As part of finding solutions, some stereotypes need casting away, effective security procedures need to be introduced, models from other professions should be used (for example, the psychotherapist’s understanding of victims and transference, customer service models from the business world), and awareness and training in conflict and stress and complaint management implemented. Many of the contributors identify these things practically, even though it would be good to see more evidence of whether they are actually working (for example, before and after scenarios). Front‐line staff in libraries, as elsewhere, are in the hot seat with this, and this is a theme towards the end (as it is in Rhea Rubin’s Defusing the Angry Patron, Neal‐Schuman, 2000). Professional interest in the USA is reflected in other works cited by the text – for instance, Beth McNeil and Denise Johnson’s Patron Behavior in Libraries (ALA, 1999) and Mark Willis’s Dealing with Difficult People in the Library (ALA, 1999). A useful slant is provided by Bruce Shuman’s chapter on security, drawing on his book Library Security and Safety Handbook (ALA, 1999).
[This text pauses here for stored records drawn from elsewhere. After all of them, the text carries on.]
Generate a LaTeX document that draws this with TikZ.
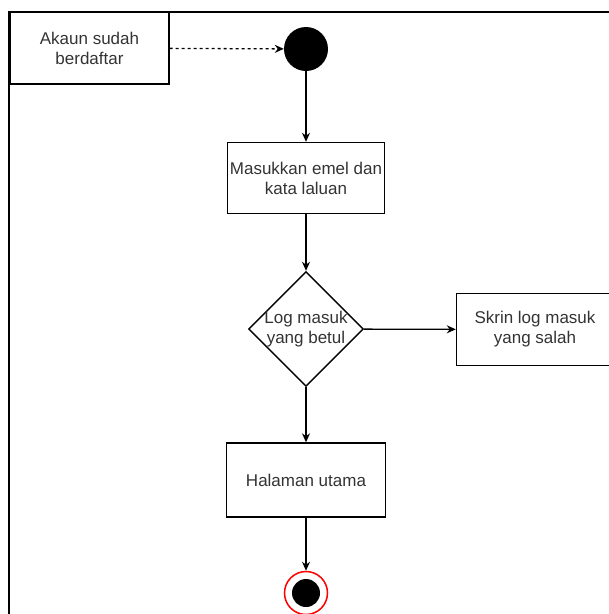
\documentclass[tikz,border=0pt]{standalone}
\usepackage{fontspec}
\setmainfont{Liberation Sans}
\usetikzlibrary{arrows.meta,shapes.geometric}

\begin{document}
\begin{tikzpicture}[x=1pt,y=-1pt,
  kotak/.style={draw,line width=1.4pt,minimum width=157pt,minimum height=71pt,
    inner sep=0pt,align=center,text=black!80,font=\fontsize{17}{20}\selectfont},
  anak/.style={-{Stealth[length=9pt,width=8pt]},line width=1.3pt}]
\useasboundingbox (0,0) rectangle (609,614);
\clip (0,0) rectangle (609,614);

\draw[line width=2pt] (9,640) -- (9,12) -- (640,12);

\node[kotak,minimum width=159pt,minimum height=72pt] (akaun) at (89.5,48) {Akaun sudah\\berdaftar};
\node[circle,fill=black,minimum size=44pt,inner sep=0pt] (mula) at (306,49) {};
\node[kotak] (masuk) at (306,178) {Masukkan emel dan\\kata laluan};
\node[diamond,draw,line width=1.4pt,minimum size=115pt,inner sep=0pt,
  label={[text=black!80,align=center,font=\fontsize{17}{20}\selectfont]center:Log masuk\\yang betul}] (semak) at (306,329) {};
\node[kotak,minimum height=72pt] (salah) at (535,329.5) {Skrin log masuk\\yang salah};
\node[kotak,minimum width=159pt,minimum height=74pt] (utama) at (306,480) {Halaman utama};
\node[circle,draw=red,line width=1.5pt,minimum size=43pt,inner sep=0pt] (tamat) at (306,593) {};
\fill[black] (tamat.center) circle (14pt);

\draw[anak,dash pattern=on 3pt off 3pt] (akaun) -- (mula);
\draw[anak] (mula) -- (masuk);
\draw[anak] (masuk) -- (semak);
\draw[anak] (semak) -- (salah);
\draw[anak] (semak) -- (utama);
\draw[anak] (utama) -- (tamat);

\end{tikzpicture}
\end{document}
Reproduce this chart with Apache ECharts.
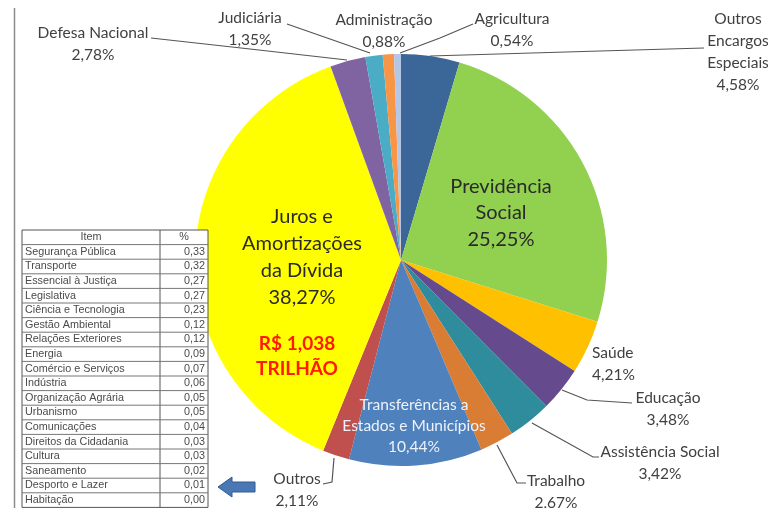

This is a topical work, then, alerting practitioners and informing students, and it will find its way into professional collections because, despite the price, and unlike many others of its type, coherently focused. The case studies are life‐like, if mostly too uncritical and with insufficient follow‐through except pointers for trainers. The impact on employees gets long overdue attention (for example, getting over outbursts from angry patrons), which is where some of the psychotherapeutic energy could be placed.

There are times in this field, too, where terminology works against solutions: to define “homosexuals” as “difficult” flies in the face of political correctness and suggests that greater subtlety and sensitivity should have been used by the editor and publisher of the book itself, even though, in the wash, the case for finding solutions, and the actual advice provided, is objective enough. There are times too where the jargon of management – such as “conflict management” for gypsies and tramps puts common sense on stilts rather than treating it as inclusive professional behaviour. As with the National Geographic, there are, here, some middle class liberal stereotypes coming out in the discussion of middle class liberal stereotypes. So, ideas here for implementing in practical situations, and reading also for the theoretically inclined, so long as we’re all clear what we mean by “difficult”: some way to go probably before labels turn into really useful definitions.